Оливье все больше расходился, он сам попался на крючок, как в той только что разобранной им «игре», вино развязало ему язык, и гнев вырвался наружу.
— Тебя заботит только, как бы побыстрее получить звание да получше устроиться, ему подавай богатых психов: из них можно больше выкачать! Ты знаешь, Робер, ведь этот юноша собирается пользовать уроженок Брюсселя в одной милой маленькой частной клинике недалеко от Тервуэрена, в полном согласии со своей совестью и налоговой системой. В общем, курс взят — и бесповоротно — на франк, этот не подведет, а война — так ведь наш барчук ее не нюхал. В зубах у него навязла наша война! Расстрелы, лагеря, могилы, пытки — это моветон. Хватит про это! Поговорим лучше про мамбо! Фред, ты ходячий минус!
Робер в изумлении смотрел на Оливье. Он никогда не видел его в таком состоянии: этот святой гнев — и у кого! У авантюриста Дю Руа, у маркиза с множеством несхожих ликов, у перекупщика пенициллина, ставшего вдруг исступленным служителем самой животрепещущей из наук, той, что связана с лечением неизлечимо больных.
— Ты слишком суров, Оливье, — еще раз попытался оправдаться Фред. На миг страстность старшего коллеги поколебала Фреда; испугавшись своей прежней смелости, он уступчиво сказал: — Мне тоже не дают покоя разные проблемы.
— О, не дай бог твои девки плеснут тебе в морду серной кислотой в приступе ревности, — вот и все твои проблемы.
Оливье был пьян, пьян от выпитого, от негодования, от злобы; вино Дордони сорок третьего, сорок четвертого годов ударило ему в голову. Как водка на эфире, которая горячила кровь у ребят из партизанского отряда, стоявшего в Аглене Верхнем в тридцать девятом году. Но это воспоминание, едва достигнув сознания Робера, тут же растворилось в нем и исчезло бесследно.
Оливье не унимался:
— Наше милое современное общество ходит по острию ножа и рискует сорваться. Не нужно быть семи пядей во лбу, чтобы понять, что впервые с сотворения мира человек столкнулся с силами, высвобожденными им самим же и не поддающимися больше его контролю…
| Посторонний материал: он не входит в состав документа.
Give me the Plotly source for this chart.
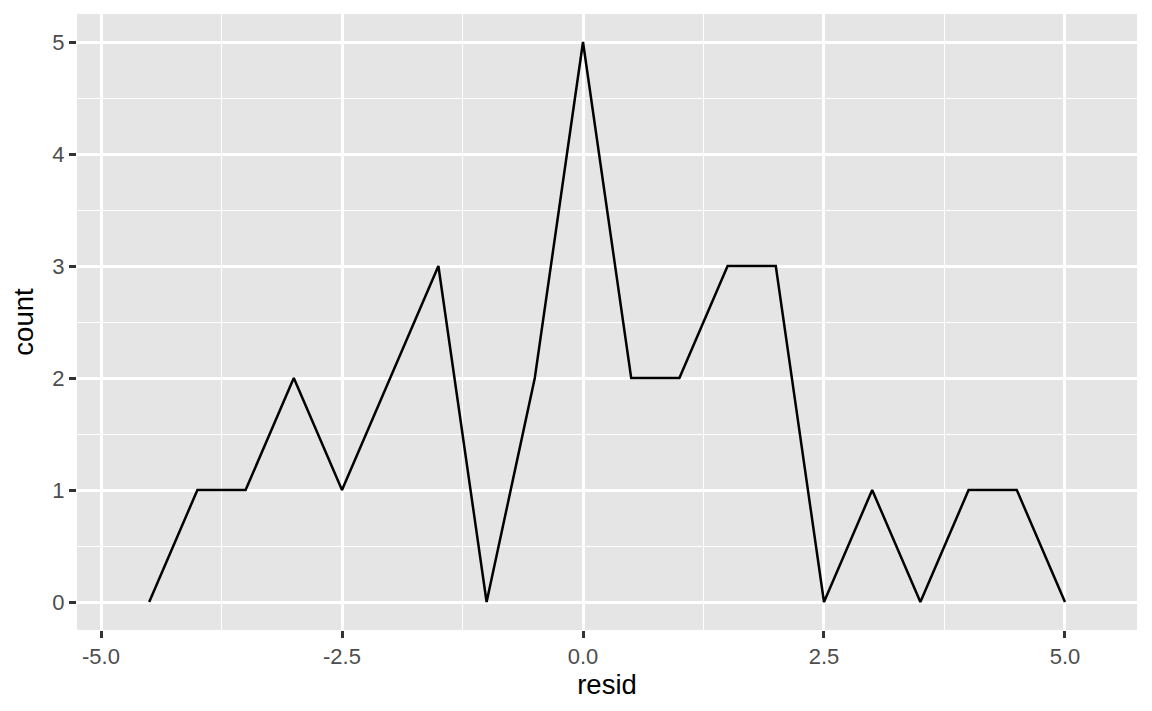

— Венгерские события, к примеру, — вставил Фред.
— О нет, — сказал Оливье. — Венгрии ты не тронь! Ты, может, думаешь, что русские вмешались в дела Венгрии, потому что им этого очень хотелось? Дурак! Прошлись этак легко и радостно по стране и — все в порядке. Идиот! Запомни — это не тебе решать. Это решать другим — тем, кто хоть как-то когда-то попробовал изменить наш мир. Пусть даже они ошибались. Пусть даже теперь ошибаются. Так, значит, ты полагаешь, что русские забавы ради вводили туда свои танки! Ты мыслишь в точности, как заурядный буржуа. Но предоставим разобраться в этом деле самим венграм и русским. Оно кровоточит, конечно, но кровь-то алая! Вот если б из тебя пустить кровь, она наверняка оказалась бы черной. Ты разлагаешься заживо. — Оливье закашлялся, побагровел и продолжал: — Т-ты считаешь, что я старше тебя на десять лет. Так вот, н-не на десять, а на сто! Ты живешь в девятнадцатом веке, осел! Созданный человеком электронный мозг способен производить такие расчеты, которые человек не смог бы произвести, даже если бы математическая наука шагнула вперед еще на три столетия. Атомная сила вырвалась на свободу, и трудно сказать, что еще может атом дать человеку; а наш уважаемый мосье задается вопросом, отказаться ему или нет от тела ядреного — согласен, но и пользованного, слышишь, п-пользованного, — некой Сюзи, которую так же, как и его, ничто решительно не волнует. Но она-то женщина! Слышишь ты, пучеглазый болван, альпийский выродок!